This week kicked off with two days of hearings for the inquiry into the future development of the New South Wales tertiary education sector. The inquiry is examining the existing state of tertiary education in NSW and the key factors that should drive future development of the sector.
On the first day of hearings on Monday 7 September, the committee heard evidence from senior leaders from eight universities in NSW with campuses across Greater Sydney as well as in rural and regional NSW. Tuesday’s witnesses included an academic speaking on the experiences of international students, and representatives of a private college, unions, organisations supporting rural and regional education, and the NSW Department of Education.
Both hearings were held in a hybrid format, with social distancing in Parliament House and videoconferencing. Some committee members and witnesses participated virtually. Witnesses dialled in from South Australia, Queensland, and regional NSW. Public health measures also meant that Sydney-based witnesses dialled in if they were experiencing even mild cold or flu symptoms.
A key theme from the hearings was the purposes of a university. Witnesses presented different interpretations of what universities’ priorities should be: research, teaching, promoting an export service, and/or community and regional development.
The COVID-19 pandemic has significantly impacted the tertiary education sector so the committee wanted to understand how universities and other tertiary education providers have responded. The committee heard evidence on living conditions for international students.
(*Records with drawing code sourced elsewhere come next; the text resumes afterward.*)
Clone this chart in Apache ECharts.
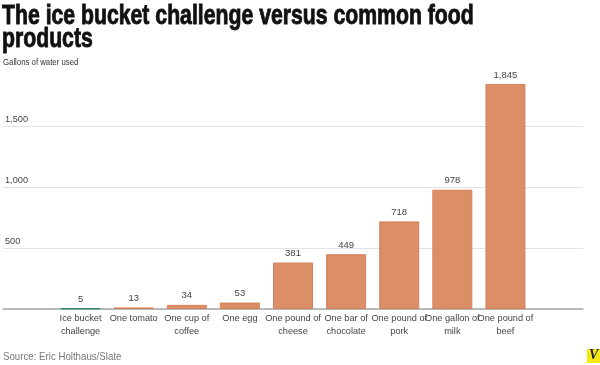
<!DOCTYPE html>
<html><head><meta charset="utf-8">
<script src="https://cdn.jsdelivr.net/npm/echarts@6/dist/echarts.min.js"></script>
<style>html,body{margin:0;padding:0;background:#fff}#c{width:600px;height:365px}</style>
</head><body><div id="c"></div>
<script>
const categories = ['Ice bucket\nchallenge','One tomato','One cup of\ncoffee','One egg','One pound of\ncheese','One bar of\nchocolate','One pound of\npork','One gallon of\nmilk','One pound of\nbeef'];
const gallons = [5, 13, 34, 53, 381, 449, 718, 978, 1845];
const yTicks = [0, 500, 1000, 1500, 2000];
const titleLines = ['The ice bucket challenge versus common food', 'products'];
const subtitleText = 'Gallons of water used';
const sourceText = 'Source: Eric Holthaus/Slate';

const SANS = '"Liberation Sans", Arial, sans-serif';
const chart = echarts.init(document.getElementById('c'), null, {renderer: 'canvas'});
const barData = gallons.map((v, i) => ({
  value: v,
  itemStyle: i === 0 ? {color: '#2e8a60', borderColor: '#2e8a60'} : {color: '#dc8e66', borderColor: '#d4825a'}
}));
const titleFont = 'bold 28px "Liberation Sans", Arial, sans-serif';
chart.setOption({
  animation: false,
  backgroundColor: '#fff',
  grid: [
    {left: 3, right: 17, top: 65, bottom: 56},
    {left: 54, width: 478, top: 65, bottom: 56}
  ],
  xAxis: [
    {gridIndex: 0, type: 'value', min: 0, max: 1, axisLine: {show: true, onZero: false, lineStyle: {color: '#a8a8a8', width: 1.5}}, axisTick: {show: false}, axisLabel: {show: false}, splitLine: {show: false}},
    {gridIndex: 1, type: 'category', data: categories, axisLine: {show: false}, axisTick: {show: false},
     axisLabel: {interval: 0, margin: 3, fontFamily: SANS, fontSize: 9.2, color: '#444', lineHeight: 13}}
  ],
  yAxis: [
    {gridIndex: 0, type: 'value', min: yTicks[0], max: yTicks[yTicks.length - 1], interval: 500,
     axisLine: {show: false}, axisTick: {show: false},
     splitLine: {show: true, lineStyle: {color: ['#e2e2e2', '#e2e2e2', '#e2e2e2', '#e2e2e2', 'rgba(0,0,0,0)'], width: 1}},
     axisLabel: {inside: true, margin: 2, verticalAlign: 'bottom', padding: [0, 0, 2, 0], fontFamily: SANS, fontSize: 9.2, color: '#444',
       formatter: v => (v === 0 || v === 2000) ? '' : v.toLocaleString('en-US')}},
    {gridIndex: 1, type: 'value', min: yTicks[0], max: yTicks[yTicks.length - 1], interval: 500, show: false, splitLine: {show: false}}
  ],
  series: [{
    type: 'bar', xAxisIndex: 1, yAxisIndex: 1, barWidth: 40, data: barData,
    itemStyle: {borderWidth: 1},
    label: {show: true, position: 'top', distance: 4, fontFamily: SANS, fontSize: 9.5, color: '#444',
      formatter: p => p.value.toLocaleString('en-US')}
  }],
  graphic: [
    {type: 'text', x: 2, y: 30, scaleX: 0.758, style: {text: titleLines[0], font: titleFont, fill: '#111', stroke: '#111', lineWidth: 0.9, verticalAlign: 'bottom'}},
    {type: 'text', x: 2, y: 53, scaleX: 0.758, style: {text: titleLines[1], font: titleFont, fill: '#111', stroke: '#111', lineWidth: 0.9, verticalAlign: 'bottom'}},
    {type: 'text', x: 3, y: 57, scaleX: 0.82, style: {text: subtitleText, font: '9.5px "Liberation Sans", Arial, sans-serif', fill: '#333'}},
    {type: 'text', x: 3, y: 351, scaleX: 0.88, style: {text: sourceText, font: '11px "Liberation Sans", Arial, sans-serif', fill: '#777'}},
    {type: 'rect', x: 587, y: 349, shape: {width: 13, height: 14}, style: {fill: '#f5e914'}},
    {type: 'text', x: 589, y: 348, style: {text: 'V', font: 'italic bold 14px "Liberation Serif", serif', fill: '#1a1a3a'}}
  ]
});
</script></body></html>
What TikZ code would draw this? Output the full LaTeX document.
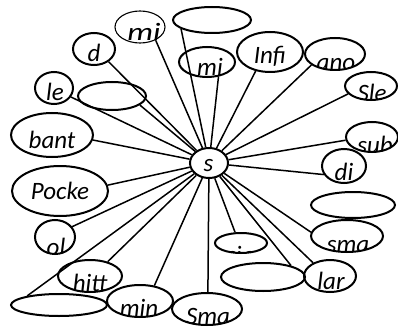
\documentclass[tikz,border=0pt]{standalone}
\usepackage{fontspec}
\setmainfont{Carlito}
\usetikzlibrary{shapes.geometric}

% bubble: name, cx, cy, rx, ry -- an empty ellipse node
\newcommand{\bubble}[6][]{%
  \node[bub,#1,minimum width={2*#5},minimum height={2*#6}] (#2) at (#3,#4) {};}
% clipped word inside a bubble: name, cx, cy, rx, ry, text x, baseline y, text
\newcommand{\bubtext}[8]{%
  \begin{scope}
    \clip (#2,#3) ellipse [x radius=#4pt, y radius=#5pt];
    \node[lbl] (t#1) at (#6,#7) {#8};
  \end{scope}}

\tikzset{
  bub/.style={ellipse,draw,line width=2pt,inner sep=0pt},
  thinbub/.style={line width=1.1pt},
  lbl/.style={anchor=base,inner sep=0pt,font=\fontsize{25}{30}\selectfont\itshape},
  edge/.style={line width=1.5pt},
}

\begin{document}
\begin{tikzpicture}[x=1pt,y=-1pt]
\useasboundingbox (0,0) rectangle (398,326);

% hub
\bubble{s}{209}{163}{19}{15}
\bubtext{s}{209}{163}{19}{15}{208.5}{171}{s}

% outer bubbles
\bubble[thinbub]{miA}{140}{27}{25}{16}
\bubble{topB}{212}{20}{39}{13}
\bubble{miB}{207}{62}{28}{15}
\bubble{infi}{270}{52}{33}{20}
\bubble{ano}{335}{54}{30}{16}
\bubble{sle}{371}{86}{26}{14}
\bubble{sub}{372}{137}{26}{15}
\bubble{di}{344}{166}{22}{17}
\bubble{rB}{353}{205}{42}{13}
\bubble{sma}{347}{236}{36}{16}
\bubble{lar}{330}{276}{26}{16}
\bubble{bB}{263}{277}{42}{14}
\bubble{cia}{241}{243}{26}{10}
\bubble{Sma}{207}{309}{35}{16}
\bubble{min}{140}{301}{33}{16}
\bubble{blB}{59}{305}{48}{11}
\bubble{hitt}{90}{276}{32}{16}
\bubble{ol}{55}{237}{20}{17}
\bubble{pocke}{60}{191}{48}{25}
\bubble{bant}{52}{135}{41}{22}
\bubble{le}{54}{88}{19}{16}
\bubble{lB}{112}{96}{34}{14}
\bubble{d}{94}{49}{21}{16}

% words, cut off by their bubbles
\bubtext{miA}{140}{27}{25}{16}{144}{41}{\scalebox{1.3}[1]{mi}}
\bubtext{miB}{207}{62}{28}{15}{210}{76}{mi}
\bubtext{infi}{270}{52}{33}{20}{270}{64}{Infi}
\bubtext{ano}{335}{54}{30}{16}{336}{71}{ano}
\bubtext{sle}{371}{86}{26}{14}{372}{101}{Sle}
\bubtext{sub}{372}{137}{26}{15}{375}{153}{sub}
\bubtext{di}{344}{166}{22}{17}{344}{180}{di}
\bubtext{sma}{347}{236}{36}{16}{348}{252}{sma}
\bubtext{lar}{330}{276}{26}{16}{331}{289}{lar}
\bubtext{cia}{241}{243}{26}{10}{240}{263}{cia}
\bubtext{Sma}{207}{309}{35}{16}{208}{324}{Sma}
\bubtext{min}{140}{301}{33}{16}{139}{316}{min}
\bubtext{hitt}{90}{276}{32}{16}{90}{291}{hitt}
\bubtext{ol}{55}{237}{20}{17}{56}{255}{ol}
\bubtext{pocke}{60}{191}{48}{25}{60}{199}{Pocke}
\bubtext{bant}{52}{135}{41}{22}{52}{148}{bant}
\bubtext{le}{54}{88}{19}{16}{55}{100}{le}
\bubtext{d}{94}{49}{21}{16}{94}{62}{d}

% spokes from the hub
\foreach \n/\a in {miA/-40, topB/196, miB/-52, infi/233, ano/205, sle/199,
                   sub/187, di/203, sma/174, lar/142, bB/22, cia/119,
                   Sma/87, min/47, blB/164, hitt/39, ol/31, pocke/7,
                   bant/-7, le/-28, lB/-18, d/-41}
  \draw[edge] (s) -- (\n.\a);
\end{tikzpicture}
\end{document}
Members also raised questions about job insecurity in light of the apparent increase in casual and short-term contracts for university staff and academics.
The unique challenges and opportunities for tertiary education in rural and regional NSW were addressed by many of the inquiry’s witnesses, particularly Charles Sturt University, the University of New England, the Country Universities Centre (CUC) and the Society for the Provision of Education in Rural Australia (SPERA). Before this week’s hearings, the committee visited the CUC in Goulburn to tour its facilities, and on 17 August members received a presentation and virtual tour from the CUC Far West team in Broken Hill.
On behalf of the committee, we thank everyone who made a submission to the inquiry. The committee will now consider the evidence gathered and report on its findings by 30 November 2020.